E Virgínia chorou pelo cachorro Salomão

Virgínia suspeita da existência de algo semelhante à alma nos cães. Não é um sentimento raro, muitas pessoas julgam os cães donos de algo especial, talvez de uma bondade misteriosa – claro que não falo de raças manipuladas para serem agressivas, que são minorias. Virgínia chegou ontem em casa com este dilema. É o tipo de conversa que não anima ninguém logo de manhã. Virgínia começou a chorar. E disse que chorava por causa de Salomão, um cão bom e que deixou um exemplo de vida. Eu disse que não gostava de nomes humanos em cães, embora em Guaratuba exista um cão velho ao qual me afeiçoei que se chama Bartolomeu. O choro de Virgínia não me comoveu.

Eu a deixo trabalhando e depois volto para conferir e fazer pagamento. Mas deixar uma pessoa chorando é insensibilidade – ainda que chore por um cão chamado Salomão. Eu olhei o relógio e pensei: “Vou resolver a parada em cinco minutos. Finjo que me interesso, digo que sinto muito e caio fora”. Resumo: fiquei 30 minutos ouvindo Virgínia contar uma história estranha. E quando ela terminou, eu não sabia que conclusão tirar, porque não podia dizer que o cachorro tinha consciência, embora os cães sejam mestres em nos surpreender. Começa que Salomão não era cão de Virgínia, mas de sua irmã que mora em Tijucas do Sul. Era um guapeca bonito, altivo e fiel, apegado à sua dona, Marilda, casada com Cornélio Afonso de Macedo.

Os dois são evangélicos. O templo que Marilda frequentava ficava nas proximidades de sua casa – o cão ia com ela aos cultos. Ela entrava com o cão no templo. O cão ficava quieto, se comportava e depois de encerrado o ato religioso, ela e o cão iam embora. Se ela fosse conversar com o pastor, o cão a acompanhava. Tudo isso é normal e talvez o que veio a seguir também seja, mas tomou uma dimensão maior pela comoção de Marilda e depois de Virgínia. Esta é uma teoria.

Um dia o pastor foi embora e veio outro. Marilda não simpatizou com o novo pastor e mudou de igreja. A nova também era neopentecostal. Aconteceu a primeira coisa que Marilda e Virgínia acharam estranha. Marilda mudou de igreja, mas Salomão continuou a ir para a igreja anterior. Entrava, ficava deitado num canto e quando terminava o culto, voltava para casa. Marilda tentou levar Salomão para a nova igreja, não deu certo: o cão refugou e correu para o outro templo. Não brigava com a dona, mas não trocou de igreja.
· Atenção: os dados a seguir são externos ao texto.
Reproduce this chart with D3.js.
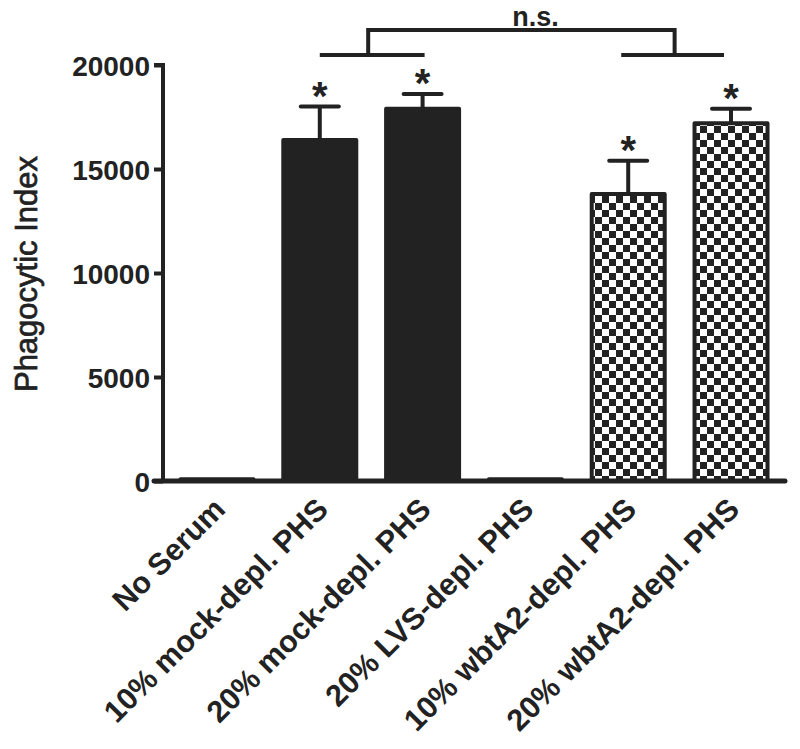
<!DOCTYPE html>
<html><head><meta charset="utf-8">
<script src="https://cdn.jsdelivr.net/npm/d3@7"></script>
<style>body{margin:0;background:#fff}svg{display:block}text{font-family:"Liberation Sans",Arial,sans-serif;font-weight:bold;fill:#222}</style>
</head><body><svg id="c" width="800" height="749"></svg>
<script>
const categories = ["No Serum","10% mock-depl. PHS","20% mock-depl. PHS","20% LVS-depl. PHS","10% wbtA2-depl. PHS","20% wbtA2-depl. PHS"];
const means = [80, 16400, 17900, 80, 13800, 17200];
const errors = [0, 1600, 700, 0, 1600, 700];
const patterns = ["solid","solid","solid","solid","checker","checker"];
const significant = [false,true,true,false,true,true];
const yTicks = [0,5000,10000,15000,20000];

const col = "#222";
const svg = d3.select("#c");
const defs = svg.append("defs");
const pat = defs.append("pattern").attr("id","chk").attr("patternUnits","userSpaceOnUse")
  .attr("width",14).attr("height",14);
pat.append("rect").attr("width",14).attr("height",14).attr("fill","#fff");
pat.append("rect").attr("width",7).attr("height",7).attr("fill",col);
pat.append("rect").attr("x",7).attr("y",7).attr("width",7).attr("height",7).attr("fill",col);

const x = d3.scaleBand().domain(categories).range([163,785]).paddingInner(0.29).paddingOuter(0.17);
const y = d3.scaleLinear().domain([0,20000]).range([481,65]);

// bars
svg.selectAll("rect.bar").data(categories).join("rect").attr("class","bar")
  .attr("x",d=>x(d)).attr("width",x.bandwidth())
  .attr("y",(d,i)=>y(means[i])).attr("height",(d,i)=>y(0)-y(means[i]))
  .attr("fill",(d,i)=>patterns[i]==="checker"?"url(#chk)":col)
  .attr("stroke",col).attr("stroke-width",4).attr("stroke-linejoin","round");

// error bars
const cw = 38;
categories.forEach((c,i)=>{
  if(!errors[i]) return;
  const cx = x(c)+x.bandwidth()/2;
  const ty = y(means[i]+errors[i]);
  svg.append("line").attr("x1",cx).attr("x2",cx).attr("y1",y(means[i])).attr("y2",ty)
    .attr("stroke",col).attr("stroke-width",4);
  svg.append("line").attr("x1",cx-cw/2).attr("x2",cx+cw/2).attr("y1",ty).attr("y2",ty)
    .attr("stroke",col).attr("stroke-width",4).attr("stroke-linecap","round");
  if(significant[i]) svg.append("text").attr("x",cx).attr("y",ty+3)
    .attr("text-anchor","middle").attr("font-size",40).text("*");
});

// axes
const yAxis = svg.append("g").attr("transform","translate(163,0)")
  .call(d3.axisLeft(y).tickValues(yTicks).tickSize(9).tickPadding(4).tickFormat(d3.format("d")));
yAxis.select(".domain").attr("stroke",col).attr("stroke-width",4).attr("d","M-9,65H0V481");
yAxis.selectAll(".tick line").attr("stroke",col).attr("stroke-width",4);
yAxis.selectAll(".tick text").attr("font-size",28).attr("fill",col).attr("font-family",'"Liberation Sans",Arial,sans-serif').attr("font-weight","bold").attr("dy","0.36em");

svg.append("line").attr("x1",154).attr("x2",785).attr("y1",481).attr("y2",481)
  .attr("stroke",col).attr("stroke-width",5).attr("stroke-linecap","round");

// x labels
svg.selectAll("text.xl").data(categories).join("text").attr("class","xl")
  .attr("transform",d=>`translate(${x(d)+x.bandwidth()/2+10},${511}) rotate(-45)`)
  .attr("text-anchor","end").attr("font-size",30.5).text(d=>d);

// y label
svg.append("text").attr("transform","translate(37,274) rotate(-90)").attr("text-anchor","middle")
  .attr("font-size",31).style("font-weight","normal").attr("stroke",col).attr("stroke-width",0.7)
  .text("Phagocytic Index");

// brackets
const cxs = categories.map(c=>x(c)+x.bandwidth()/2);
const lowY = 55, topY = 30;
const g1 = [cxs[1], cxs[2]+2], g2 = [cxs[4]-7, cxs[5]-7];
const mid1 = (g1[0]+g1[1])/2 - 4, mid2 = (g2[0]+g2[1])/2 + 2;
const line = (x1,y1,x2,y2)=>svg.append("line").attr("x1",x1).attr("y1",y1).attr("x2",x2).attr("y2",y2).attr("stroke",col).attr("stroke-width",4);
line(g1[0],lowY,g1[1],lowY);
line(g2[0],lowY,g2[1],lowY);
svg.append("path").attr("d",`M${mid1},${lowY}V${topY}H${mid2}V${lowY}`).attr("fill","none").attr("stroke",col).attr("stroke-width",4);
svg.append("text").attr("x",(mid1+mid2)/2+14).attr("y",26).attr("text-anchor","middle").attr("font-size",27).text("n.s.");
</script></body></html>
Esta já era uma situação inusitada. Mas que pode ser explicada pela fidelidade dos cães, ao contrário de muitas pessoas. Digo fiel a um lugar e não a uma religião.

Mas Salomão também mudou com Cornélio, que o levava para caçar nos arrabaldes de Tijucas. O cão perdeu o entusiasmo com as caçadas e como o dono insistia em levá-lo ele passou a espantar as caças. Um dia ele pulou sobre a espingarda dono e o tiro destinado a uma codorna acertou o tronco de uma árvore. Cornélio achou aquilo uma alta traição. E jurou vingança. Na cabeça dele, se Salomão não servia para caçar, não merecia viver. Virgínia contou o que sucedeu e que motivou a confusão a respeito dos cães: “Numa caçada no final do mês passado, quando o cão espantou outra caça, em vez de atirar na caça, Cornélio atirou no cão”. Eu perguntei: “Ele matou Salomão?” Ela respondeu: “Ele matou o Salomão!”. Chocante.

Eu me lembrei de Chico Xavier que tinha uma cachorra chamada Boneca e quando ela morreu ele achou que o espírito dela veio ensinar uma filhota que ele ganhou. Eu não contei esta história para Virgínia porque ela ia ficar ainda mais confusa. Então, como ela esperava que eu dissesse alguma coisa, eu disse: “Sabe Virgínia, tem um velho escritor que acredita que os cães são o nosso elo com o Paraíso. Eles não conhecem a maldade, a inveja ou o descontentamento”. Ela disse que eu tinha razão e parou de chorar! Mas quem disse a frase foi Milan Kundera. Se eu fosse dizer o que eu penso, eu diria que a natureza dos cães é boa e a dos homens é má e vingativa. Mas se eu dissesse isso, Virgínia ia continuar chorando. E nós precisávamos trabalhar.